Talkin’ About a Revolution

Revolutions may be enabled by technology, but they are driven by people. Adobe’s recent announcements about Flex, Flash, and Adobe AIR on Linux are the most recent technology enablers for the software revolution that is currently underway.

Usually I’m one of the first to post about Adobe’s Linux related announcements. My trip to Bangalore, India, however, made me a little late to the party this time. In case you haven’t seen the announcements, on March 31, 2008 Adobe released an alpha version of Adobe AIR on Linux and an update to the alpha version of Flex Builder 3 for Linux (which supports building AIR applications on Linux). On the same day Adobe also announced that we joined the Linux Foundation.

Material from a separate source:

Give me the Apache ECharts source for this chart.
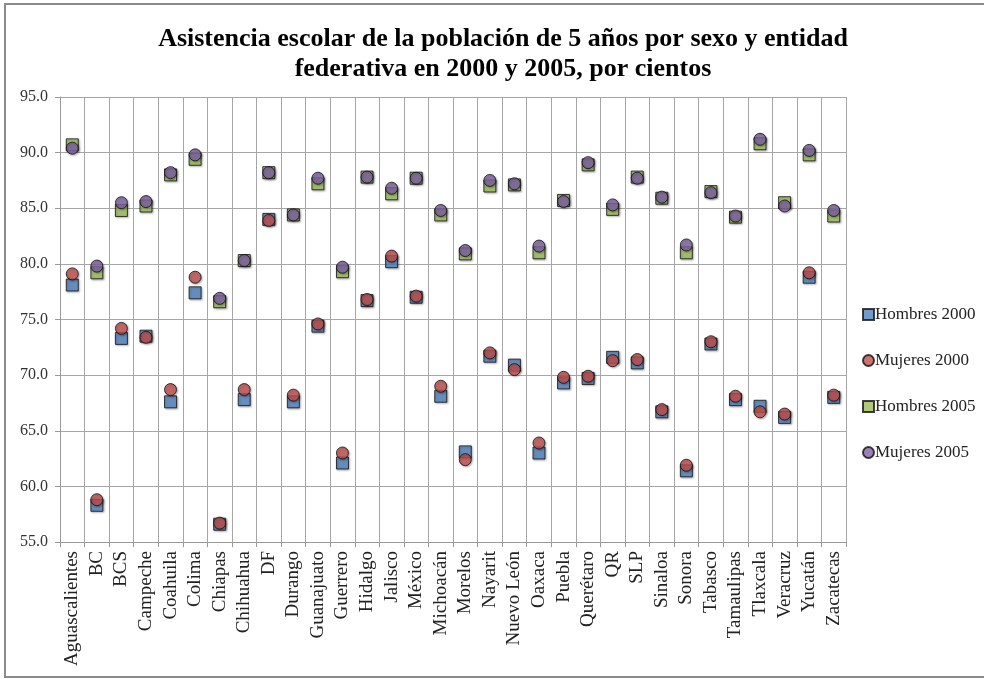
<!DOCTYPE html>
<html>
<head>
<meta charset="utf-8">
<script src="https://cdn.jsdelivr.net/npm/echarts@6/dist/echarts.min.js"></script>
<style>html,body{margin:0;padding:0;background:#fff;}#c{width:984px;height:679px;}</style>
</head>
<body>
<div id="c"></div>
<script>
const categories = ["Aguascalientes","BC","BCS","Campeche","Coahuila","Colima","Chiapas","Chihuahua","DF","Durango","Guanajuato","Guerrero","Hidalgo","Jalisco","México","Michoacán","Morelos","Nayarit","Nuevo León","Oaxaca","Puebla","Querétaro","QR","SLP","Sinaloa","Sonora","Tabasco","Tamaulipas","Tlaxcala","Veracruz","Yucatán","Zacatecas"];
const hombres2000 = [78.1,58.3,73.3,73.5,67.6,77.4,56.6,67.8,84.0,67.6,74.4,62.1,76.7,80.2,77.0,68.1,63.1,71.7,70.9,63.0,69.3,69.7,71.6,71.1,66.7,61.4,72.8,67.8,67.2,66.2,78.8,68.0];
const mujeres2000 = [79.1,58.8,74.2,73.4,68.7,78.8,56.7,68.7,83.9,68.2,74.6,63.0,76.8,80.7,77.1,69.0,62.4,72.0,70.5,63.9,69.8,69.9,71.3,71.4,66.9,61.9,73.0,68.1,66.7,66.5,79.2,68.2];
const hombres2005 = [90.7,79.2,84.8,85.2,88.0,89.4,76.6,80.3,88.2,84.4,87.2,79.3,87.8,86.3,87.7,84.4,80.9,87.0,87.1,81.0,85.7,88.9,84.9,87.8,85.9,81.0,86.5,84.2,90.8,85.5,89.8,84.3];
const mujeres2005 = [90.4,79.8,85.5,85.6,88.2,89.8,76.9,80.3,88.2,84.4,87.7,79.7,87.8,86.8,87.7,84.8,81.2,87.5,87.2,81.6,85.6,89.1,85.3,87.7,86.0,81.7,86.4,84.3,91.2,85.2,90.2,84.8];
const seriesNames = ["Hombres 2000","Mujeres 2000","Hombres 2005","Mujeres 2005"];
const yMin = 55, yMax = 95, yStep = 5;

const FONT = "'Liberation Serif','Times New Roman',serif";
const colors = ['#4F81BD','#C0504D','#9BBB59','#8064A2'];
const symbols = ['rect','circle','rect','circle'];
const datasets = [hombres2000, mujeres2000, hombres2005, mujeres2005];

const chart = echarts.init(document.getElementById('c'));
chart.setOption({
  animation: false,
  backgroundColor: '#fff',
  title: {
    text: 'Asistencia escolar de la población de 5 años por sexo y entidad\nfederativa en 2000 y 2005, por cientos',
    left: 498, top: 19, textAlign: 'center',
    textStyle: {fontFamily: FONT, fontSize: 26, fontWeight: 'bold', color: '#000', lineHeight: 30}
  },
  graphic: [{
    type: 'polyline', silent: true, z: -1,
    shape: {points: [[1000, 4], [5, 4], [5, 677], [1000, 677]]},
    style: {fill: 'none', stroke: '#8a8a8a', lineWidth: 2}
  }],
  legend: {
    orient: 'vertical', left: 857, top: 301,
    itemWidth: 11, itemHeight: 11, itemGap: 29,
    data: seriesNames.map((n, i) => ({name: n, icon: symbols[i] === 'rect' ? 'rect' : 'circle'})),
    textStyle: {fontFamily: FONT, fontSize: 17, color: '#222', padding: [0,0,0,-4]}
  },
  grid: {left: 60, top: 97, right: 138, bottom: 137, containLabel: false},
  xAxis: {
    type: 'category', data: categories, boundaryGap: true,
    axisLine: {lineStyle: {color: '#999', width: 1}},
    axisTick: {show: true, alignWithLabel: false, length: 5, lineStyle: {color: '#999'}},
    splitLine: {show: true, interval: 0, lineStyle: {color: '#a6a6a6', width: 1}},
    axisLabel: {interval: 0, rotate: 90, fontFamily: FONT, fontSize: 19, color: '#222', margin: 9}
  },
  yAxis: {
    type: 'value', min: yMin, max: yMax, interval: yStep,
    axisLine: {show: true, lineStyle: {color: '#999'}},
    axisTick: {show: true, length: 5, lineStyle: {color: '#999'}},
    splitLine: {show: true, lineStyle: {color: '#a6a6a6', width: 1}},
    axisLabel: {fontFamily: FONT, fontSize: 16, color: '#333', margin: 12, formatter: v => v.toFixed(1)}
  },
  series: seriesNames.map((n, i) => ({
    name: n, type: 'scatter', data: datasets[i],
    symbol: symbols[i], symbolSize: 12, z: 2 + i,
    itemStyle: {color: colors[i], borderColor: '#111', borderWidth: 1,
      shadowBlur: 2, shadowColor: 'rgba(0,0,0,0.35)', shadowOffsetX: 1, shadowOffsetY: 1}
  }))
});
</script>
</body>
</html>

In a post about the announcement, JD points to one of my old blog posts, which still accurately echoes the significance of this announcement - “… for the first time EVER, nearly everyone in the world has access to a FREE, ubiquitous application runtime, and a FREE application development toolkit for that runtime! Of course I’m referring to Flash Player 9 and the free Flex 2 SDK.” Now I can update this statement “For the first time EVER, everyone in the world has access to a FREE, ubiquitous web runtime, a FREE cross-OS desktop runtime, and a FREE, open source, and mature development toolkit for those runtimes! Of course I’m referring to Flash Player 9, Adobe AIR, and the Flex 3 SDK.” This is huge. We can now build real software once and have it run on every major OS and in every major browser – and we can do it using open source tools!

Why the excitement? Haven’t we had this for years - with Java? QT? GTK? True… in theory. We’ve had the technology; but we always lacked a critical mass of people that were actually using it for wide reaching, real software. There are now countless companies - including Oracle, SAP, Salesforce.com, Intuit, E*Trade, eBay, AOL, NASDAQ, Yahoo!, and numerous startups – that are using Flex to build real software for Flash Player on the web and Adobe AIR on the desktop. This kind of software revolution is reminiscent of the transition from client-server to web applications. The movement is real. The technology is mature (even the new Adobe AIR desktop runtime consists primarily of mature, proven technologies like Flash Player, Tamarin, SQLite, and Webkit). Software is changing for the better, especially for those of us on Linux.

I now have several desktop applications installed on Linux - such as the eBay Desktop - which I would never have had before AIR worked on Linux. Most companies simply do not invest time and money building or porting their software for such a small customer base. With AIR it doesn’t matter. Companies build the software once and it works on the web, on the desktop, on Windows, on Mac, on Linux. This is a software revolution not because the technology exists, but because people - lots of people - are actually using it.

Today we call the products of this software revolution “Rich Internet Applications”. In ten years it’ll just be “software”.